It’s not pretty, but it’s a road win in the SEC. And that is really all that matters.
Kentucky escaped with a 60-58 win over Vanderbilt in Memorial Gym, but it wasn’t the “Memorial Magic” that nearly doomed the Wildcats, it was the Kentucky Tragic. As in play.
And all of this came after perhaps Kentucky’s best start in a while. The Wildcats came out focused and full of hustle as they jumped on Vanderbilt from the opening tip. An Alex Poythress jumper gave UK a 21-10 lead with 8:43 remaining and it was all systems go. Ryan Harrow was dazzling early and Nerlens Noel was having his best offensive game. A Willie Cauley-Stein dunk off a pass from Harrow made it 29-14 at the 4:00 timeout and there was no harbinger of rough seas tonight. Hell, even Bobby Knight was raving about these Wildcats. But then the warning flags started to wave,
Kentucky’s defense, which had been so smothering, got sloppy and allowed Vanderbilt to sink a couple of wide open three pointers. And Kentucky went without a FG the last 3:06 of the second half. The result? Vanderbilt worked itself back into a game it had no business being in. Kentucky went in to the half with a 35-24 lead, but 8 turnovers by UK kept this from being a blow out. And the defense. At some point in the game, Vanderbilt made the decision to run their offense right at Kyle Wiltjer and 13 of the 24 points were scored against Wiltjer. But the way Vanderbilt was shooting, an 11 point lead was still pretty comfortable.
Kentucky seemingly got the game back under control in the second half and had stretched the lead back to 47-31 after a Goodwin layup with 13:49 remaining. The next 7:38 was arguably the worst stretch of basketball played in the Calipari era and brought back memories of BCG’s foray into Memorial. Kentucky turned the ball over, took horrible shots, and allowed wide open shots by Vanderbilt as the Commodores went on a 18-0 streak and went ahead 49-47 on a Shelden Jeter dunk with 6:11 remaining. To their credit, Kentucky finally wok up and took a 52-49 lead after a Harrow three pointer and Goodwin FT, but Vandy was in this till the end. Dai Jon Parker’s trey tied it up at the 4:00 timeout.

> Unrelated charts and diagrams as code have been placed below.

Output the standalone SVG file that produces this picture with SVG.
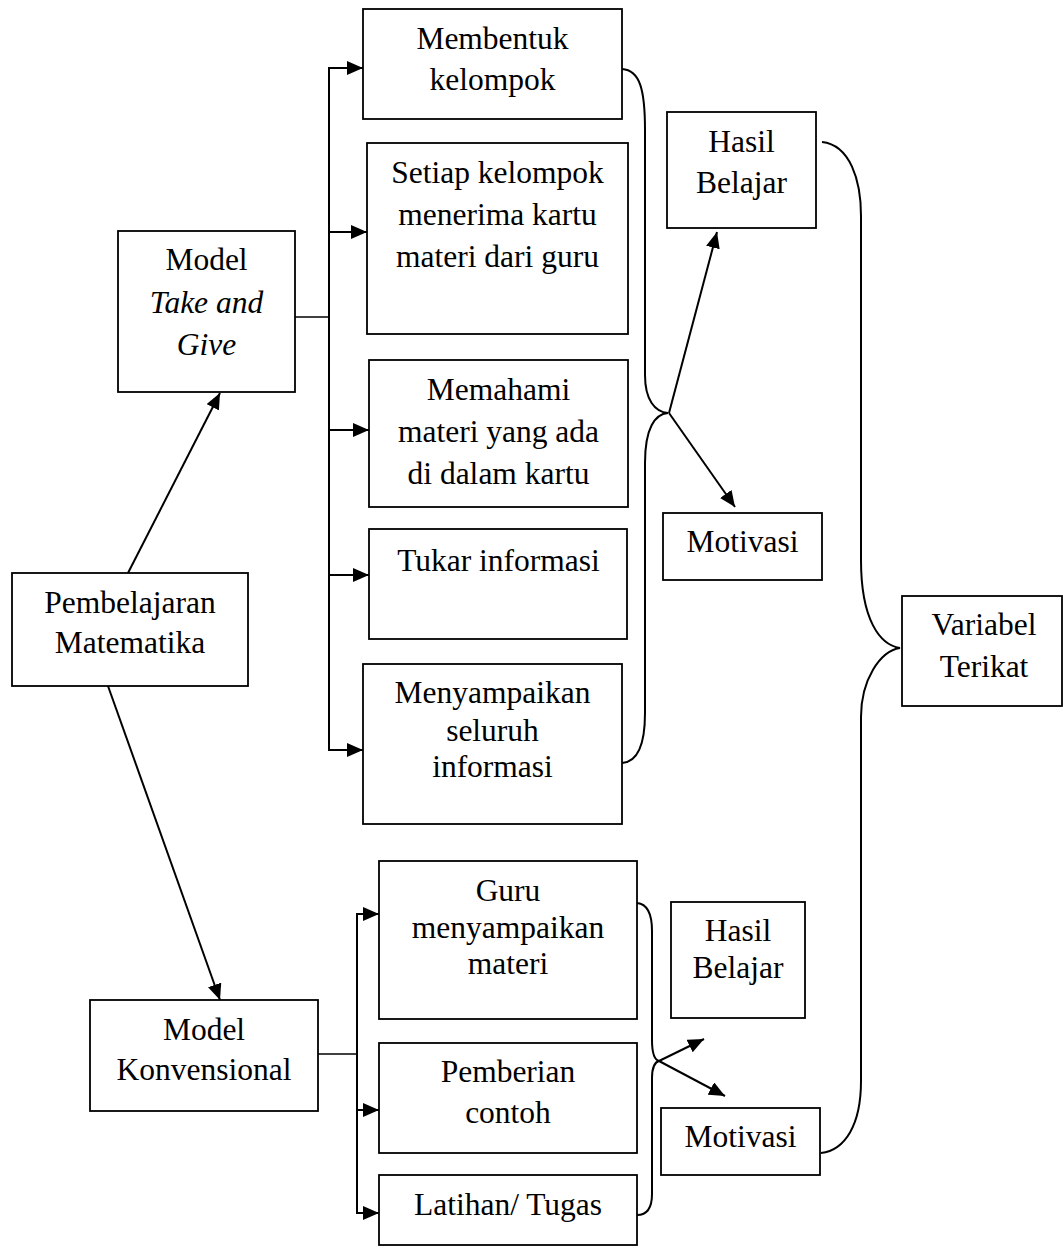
<svg xmlns="http://www.w3.org/2000/svg" width="1063" height="1249" viewBox="0 0 1063 1249">
<style>
.box{fill:#fff;stroke:#000;stroke-width:1.8}
.t{font-family:"Liberation Serif","Times New Roman",serif;font-size:31.5px;fill:#000;text-anchor:middle}
.i{font-style:italic}
.ln{fill:none;stroke:#000;stroke-width:2}
.thin{fill:none;stroke:#000;stroke-width:1.4}
</style>
<defs>
<marker id="ah" markerUnits="userSpaceOnUse" markerWidth="16" markerHeight="14" refX="16" refY="7" orient="auto">
<path d="M0,0 L16,7 L0,14 z" fill="#000"/>
</marker>
</defs>
<rect width="1063" height="1249" fill="#fff"/>
<g id="connectors">
<line class="ln" x1="128" y1="573" x2="220" y2="393" marker-end="url(#ah)"/>
<line class="ln" x1="108" y1="686" x2="220" y2="1000" marker-end="url(#ah)"/>
<line class="thin" x1="295" y1="317" x2="329" y2="317"/>
<line class="ln" x1="329" y1="68" x2="329" y2="751"/>
<line class="ln" x1="328" y1="68" x2="363" y2="68" marker-end="url(#ah)"/>
<line class="ln" x1="329" y1="232" x2="367" y2="232" marker-end="url(#ah)"/>
<line class="ln" x1="329" y1="430" x2="369" y2="430" marker-end="url(#ah)"/>
<line class="ln" x1="329" y1="575" x2="369" y2="575" marker-end="url(#ah)"/>
<line class="ln" x1="328" y1="750" x2="363" y2="750" marker-end="url(#ah)"/>
<path class="ln" d="M622,69 C640,70 645,90 645,130 L645,375 C645,400 655,412 668,413 C655,414 645,428 645,463 L645,713 C645,745 638,762 622,763"/>
<line class="ln" x1="669" y1="413" x2="717" y2="232" marker-end="url(#ah)"/>
<line class="ln" x1="669" y1="413" x2="735" y2="507" marker-end="url(#ah)"/>
<path class="ln" d="M822,142 C850,145 861,180 861,216 L861,560 C861,620 880,645 900,648 C880,651 861,680 861,717 L861,1081 C861,1125 845,1150 821,1153"/>
<line class="thin" x1="318" y1="1054" x2="357" y2="1054"/>
<line class="ln" x1="357" y1="914" x2="357" y2="1214"/>
<line class="ln" x1="356" y1="914" x2="379" y2="914" marker-end="url(#ah)"/>
<line class="ln" x1="357" y1="1110" x2="379" y2="1110" marker-end="url(#ah)"/>
<line class="ln" x1="357" y1="1213" x2="379" y2="1213" marker-end="url(#ah)"/>
<path class="ln" d="M637,903 C648,904 652,915 652,931 L652,1040 C652,1053 655,1060 659,1061 C655,1062 652,1068 652,1078 L652,1194 C652,1208 647,1215 637,1215"/>
<line class="ln" x1="659" y1="1061" x2="704" y2="1039" marker-end="url(#ah)"/>
<line class="ln" x1="659" y1="1061" x2="725" y2="1096" marker-end="url(#ah)"/>
</g>
<g id="pembelajaran">
<rect class="box" x="12" y="573" width="236" height="113"/>
<text class="t" x="130" y="613">Pembelajaran</text>
<text class="t" x="130" y="653">Matematika</text>
</g>
<g id="model-tag">
<rect class="box" x="118" y="231" width="177" height="161"/>
<text class="t" x="206.5" y="270">Model</text>
<text class="t i" x="206.5" y="313">Take and</text>
<text class="t i" x="206.5" y="355">Give</text>
</g>
<g id="membentuk">
<rect class="box" x="363" y="9" width="259" height="110"/>
<text class="t" x="492.5" y="49">Membentuk</text>
<text class="t" x="492.5" y="90">kelompok</text>
</g>
<g id="setiap">
<rect class="box" x="367" y="143" width="261" height="191"/>
<text class="t" x="497.5" y="183">Setiap kelompok</text>
<text class="t" x="497.5" y="225">menerima kartu</text>
<text class="t" x="497.5" y="267">materi dari guru</text>
</g>
<g id="memahami">
<rect class="box" x="369" y="360" width="259" height="147"/>
<text class="t" x="498.5" y="400">Memahami</text>
<text class="t" x="498.5" y="442">materi yang ada</text>
<text class="t" x="498.5" y="484">di dalam kartu</text>
</g>
<g id="tukar">
<rect class="box" x="369" y="529" width="258" height="110"/>
<text class="t" x="498.5" y="571">Tukar informasi</text>
</g>
<g id="menyampaikan">
<rect class="box" x="363" y="664" width="259" height="160"/>
<text class="t" x="492.5" y="703">Menyampaikan</text>
<text class="t" x="492.5" y="741">seluruh</text>
<text class="t" x="492.5" y="777">informasi</text>
</g>
<g id="hasil1">
<rect class="box" x="667" y="112" width="149" height="116"/>
<text class="t" x="741.5" y="152">Hasil</text>
<text class="t" x="741.5" y="193">Belajar</text>
</g>
<g id="motivasi1">
<rect class="box" x="663" y="513" width="159" height="67"/>
<text class="t" x="742.5" y="552">Motivasi</text>
</g>
<g id="variabel">
<rect class="box" x="902" y="596" width="160" height="110"/>
<text class="t" x="984" y="635">Variabel</text>
<text class="t" x="984" y="677">Terikat</text>
</g>
<g id="model-konv">
<rect class="box" x="90" y="1000" width="228" height="111"/>
<text class="t" x="204" y="1040">Model</text>
<text class="t" x="204" y="1080">Konvensional</text>
</g>
<g id="guru">
<rect class="box" x="379" y="861" width="258" height="158"/>
<text class="t" x="508" y="901">Guru</text>
<text class="t" x="508" y="938">menyampaikan</text>
<text class="t" x="508" y="974">materi</text>
</g>
<g id="pemberian">
<rect class="box" x="379" y="1043" width="258" height="110"/>
<text class="t" x="508" y="1082">Pemberian</text>
<text class="t" x="508" y="1123">contoh</text>
</g>
<g id="latihan">
<rect class="box" x="379" y="1175" width="258" height="70"/>
<text class="t" x="508" y="1215">Latihan/ Tugas</text>
</g>
<g id="hasil2">
<rect class="box" x="671" y="902" width="134" height="116"/>
<text class="t" x="738" y="941">Hasil</text>
<text class="t" x="738" y="978">Belajar</text>
</g>
<g id="motivasi2">
<rect class="box" x="661" y="1108" width="159" height="67"/>
<text class="t" x="740.5" y="1147">Motivasi</text>
</g>
</svg>
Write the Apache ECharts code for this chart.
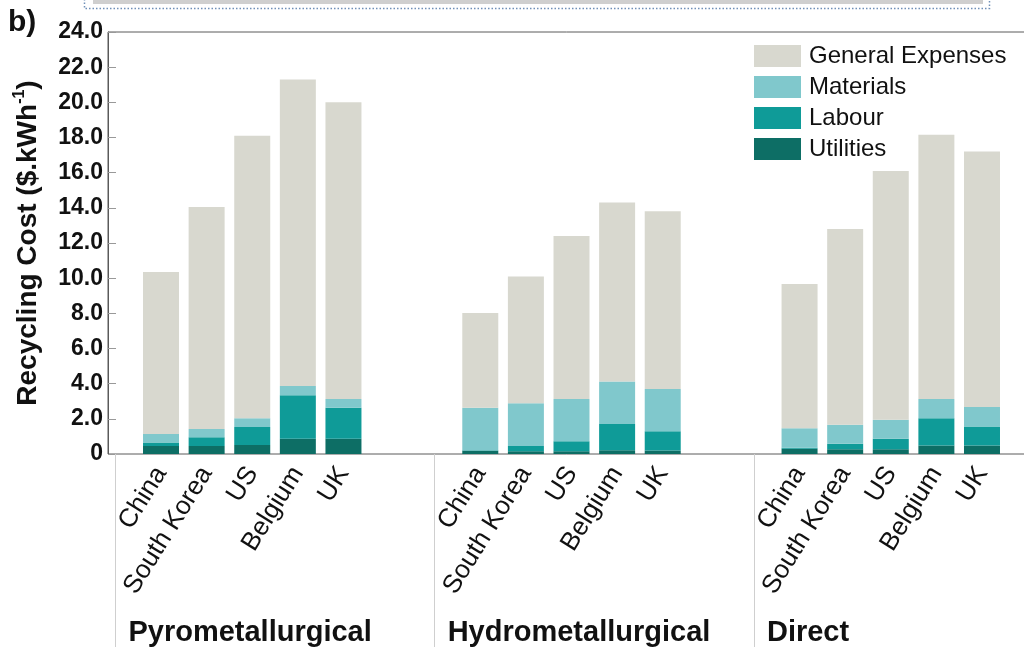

And as we recall, the last 4:00 was when things disintegrated for the 2011-12 Wildcats on the road. This was a good chance to see what these Wildcats were made although it took a little help from the officials. With UK clinging to a 58-55 lead, Nerlens Noel sank a shot in the paint with :18 remaining. Replays showed it was a shot clock violation but it was not called and apparently could not be reviewed. However, it appears that Vanderbilt got a re-gift from the officials on a turnover by Archie Goodwin with :07 after a trey made it 60-58. Kentucky played probably their best defensive possession of the season, and a Johnson three missed at the buzzer.
And Kentucky averted disaster.
To be honest, the blame goes in a lot of directions other than at Kyle Wiltjer. Alex Poythress was ineffective and fouled out and Kentucky was outrebounded on the offensive boards 18-7. The bench was outscored 22-7. Archie Goodwin reverted to his out of control self. There were plenty of fingers to be pointed, but the bottom line is that Kentucky won a game that the 2011-12 Final Four team would have lost. And like Brandon Knight did, Ryan Harrow gets better with every game. That said, they have a lot of work to do before taking on an 11-3 Texas A&M Aggie team Saturday afternoon at Rupp. But I’m not going to nitpick a win too much. I’m just going to leave you with John Calipari’s words from after the game. This pretty much says it all:
“You got to understand guys, I’ve been doing this 20-something years. When we win, I’m happy. When we lose, I’m devastated. We won.”